Bruce Johnston wrote songs for The Beach Boys and Barry Manilow’s ‘I Write the Songs’
Johnston wrote The Beach Boys’ songs “Disney Girls (1957),” “Deirdre,” “She Believes in Love Again,” and “Tears in the Morning.” He also penned Barry Manilow’s hit “I Write the Songs.”
During a 2022 interview with Uncut, Johnston named “Disney Girls (1957)” one of his favorite songs from The Beach Boys’ catalog. “I’d been writing this song I thought it was kinda sad but I was having the greatest life, I was surfing, I stayed away from drugs and alcohol, I’d come home and just go surfing and write songs and I realized as we slip into 1970-ish when we were rediscovered, that we were hip and cool again because of playing Carnegie Hall,” he said.
Bruce Johnston said he ‘time traveled’ like ‘Back to the Future’ when he wrote The Beach Boys’ ‘Disney Girls (1957)’
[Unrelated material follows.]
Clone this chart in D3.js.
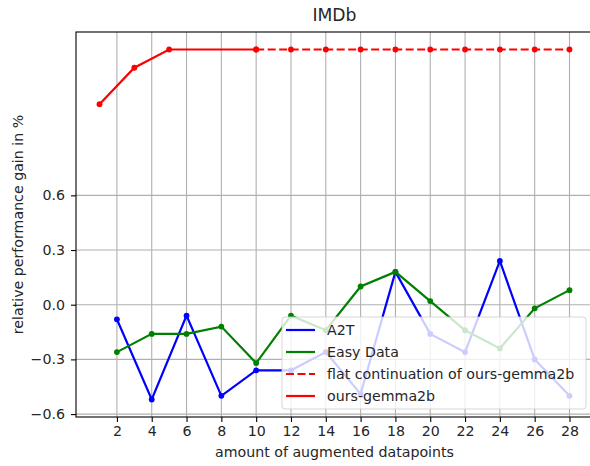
<!DOCTYPE html>
<html>
<head>
<meta charset="utf-8">
<script src="https://cdn.jsdelivr.net/npm/d3@7"></script>
<style>
  body { margin: 0; background: #fff; }
  svg { display: block; font-family: "DejaVu Sans", sans-serif; }
</style>
</head>
<body>
<div class="chart"></div>
<script>
const xEven = [2, 4, 6, 8, 10, 12, 14, 16, 18, 20, 22, 24, 26, 28];
const a2t = [-0.08, -0.52, -0.06, -0.50, -0.36, -0.36, -0.26, -0.49, 0.18, -0.16, -0.26, 0.24, -0.30, -0.50];
const easyData = [-0.26, -0.16, -0.16, -0.12, -0.32, -0.06, -0.14, 0.10, 0.18, 0.02, -0.14, -0.24, -0.02, 0.08];
const oursX = [1, 3, 5, 10];
const ours = [1.10, 1.30, 1.40, 1.40];
const flatX = [10, 12, 14, 16, 18, 20, 22, 24, 26, 28];
const flat = [1.40, 1.40, 1.40, 1.40, 1.40, 1.40, 1.40, 1.40, 1.40, 1.40];
const yTicks = [-0.6, -0.3, 0.0, 0.3, 0.6];
const legendLabels = ["A2T", "Easy Data", "flat continuation of ours-gemma2b", "ours-gemma2b"];

const width = 590, height = 466;
const plotL = 76, plotT = 32, plotR = 593, plotB = 417;
const fontSize = "14.2px";

const svg = d3.select(".chart").append("svg")
              .attr("width", width)
              .attr("height", height);

// matplotlib style 5% margins
const xMin = 1, xMax = 28, yMin = -0.52, yMax = 1.40;
const xPad = (xMax - xMin) * 0.05, yPad = (yMax - yMin) * 0.05;
const x = d3.scaleLinear().domain([xMin - xPad, xMax + xPad]).range([plotL, plotR]);
const y = d3.scaleLinear().domain([yMin - yPad, yMax + yPad]).range([plotB, plotT]);

// grid
svg.append("g").selectAll("line").data(xEven).enter().append("line")
   .attr("x1", d => x(d)).attr("x2", d => x(d))
   .attr("y1", plotT).attr("y2", plotB)
   .style("stroke", "#b0b0b0").style("stroke-width", 1.1);
svg.append("g").selectAll("line").data(yTicks).enter().append("line")
   .attr("x1", plotL).attr("x2", plotR)
   .attr("y1", d => y(d)).attr("y2", d => y(d))
   .style("stroke", "#b0b0b0").style("stroke-width", 1.1);

// axes
const xAxis = svg.append("g")
   .attr("transform", `translate(0,${plotB})`)
   .call(d3.axisBottom(x).tickValues(xEven).tickSize(5).tickPadding(4).tickFormat(d3.format("d")));
const yAxis = svg.append("g")
   .attr("transform", `translate(${plotL},0)`)
   .call(d3.axisLeft(y).tickValues(yTicks).tickSize(5).tickPadding(6)
         .tickFormat(d => d3.format(".1f")(d).replace("-", "\u2212")));
[xAxis, yAxis].forEach(g => {
  g.select(".domain").remove();
  g.selectAll("text").style("font-size", fontSize).style("fill", "#262626")
   .style("font-family", "DejaVu Sans");
  g.selectAll("line").style("stroke", "#000").style("stroke-width", 1.1);
});

const line = d3.line().x(d => x(d[0])).y(d => y(d[1]));

function series(xs, ys, color, dash) {
  const pts = xs.map((d, i) => [d, ys[i]]);
  const g = svg.append("g");
  g.append("path").attr("d", line(pts))
   .style("fill", "none").style("stroke", color).style("stroke-width", 2.2)
   .style("stroke-dasharray", dash || null);
  g.selectAll("circle").data(pts).enter().append("circle")
   .attr("cx", d => x(d[0])).attr("cy", d => y(d[1])).attr("r", 2.9)
   .style("fill", color);
}

series(xEven, a2t, "#0000ff");
series(xEven, easyData, "#008000");
series(flatX, flat, "#ff0000", "8,3.5");
series(oursX, ours, "#ff0000");

// spines
svg.append("rect")
   .attr("x", plotL).attr("y", plotT)
   .attr("width", plotR - plotL).attr("height", plotB - plotT)
   .style("fill", "none").style("stroke", "#000").style("stroke-width", 1.1);

// title and labels
svg.append("text").attr("x", (plotL + plotR) / 2).attr("y", 21)
   .style("text-anchor", "middle").style("font-size", "17.2px").style("fill", "#262626")
   .text("IMDb");
svg.append("text").attr("x", (plotL + plotR) / 2).attr("y", 457)
   .style("text-anchor", "middle").style("font-size", fontSize).style("fill", "#262626")
   .text("amount of augmented datapoints");
svg.append("text")
   .attr("transform", `translate(23,${(plotT + plotB) / 2}) rotate(-90)`)
   .style("text-anchor", "middle").style("font-size", fontSize).style("fill", "#262626")
   .text("relative performance gain in %");

// legend
const legendColors = ["#0000ff", "#008000", "#ff0000", "#ff0000"];
const legendDash = [null, null, "8,3.5", null];
const legend = svg.append("g");
legend.append("rect")
      .attr("x", 282).attr("y", 317).attr("width", 304).attr("height", 92)
      .attr("rx", 3)
      .style("fill", "#fff").style("fill-opacity", 0.8)
      .style("stroke", "#cccccc").style("stroke-opacity", 0.8);
const rows = legend.selectAll("g").data(legendLabels).enter().append("g")
      .attr("transform", (d, i) => `translate(0,${330 + i * 22})`);
rows.append("line")
    .attr("x1", 286).attr("x2", 315)
    .style("stroke", (d, i) => legendColors[i]).style("stroke-width", 2.2)
    .style("stroke-dasharray", (d, i) => legendDash[i]);
rows.append("text")
    .attr("x", 327).attr("y", 5)
    .style("font-size", fontSize).style("fill", "#262626")
    .text(d => d);
</script>
</body>
</html>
Johnston discussed what it was like playing Carnegie Hall. “We came back and suddenly The Beach Boys were so hip and cool that people in high school, all those precocious New York guys and girls decided ‘hey, we’ll go and see The Beach Boys, and we’ll show them we can smoke weed, how cool!'” he said. “I thought to myself as I watched it, ‘How not cool.'”
Johnston compared the track to Back to the Future. “I thought I should keep the song that I started but make it a happy song like Back to the Future, so I wrote about what it was like for me at their age, 15, 16, 17,” he said. “I time traveled back in that song.”
For context, “Disney Girls (1957)” came out in 1971 while Back to the Future came out in 1985. Johnston couldn’t have been thinking of Back to the Future when he wrote “Disney Girls (1957).” He was probably saying he wanted the song to be nostalgic like Back to the Future. Notably, both the song and the film depict the 1950s in an incredibly romanticized way. Interestingly, most of the Disney Princess movies hadn’t come out yet by 1957, the year the song is about.
How ‘Disney Girls (1957)’ and its parent album performed on the pop charts in the United States
“Disney Girls (1957)” was never a single. It appeared on the album Surf’s Up. The album reached No. 29 on the Billboard 200 and stayed on the chart for 17 weeks in total. Surf’s Up was not nearly as popular as earlier Beach Boys albums.
“Disney Girls (1957)” came out before Back to the Future but Johnston felt they had a similar vibe.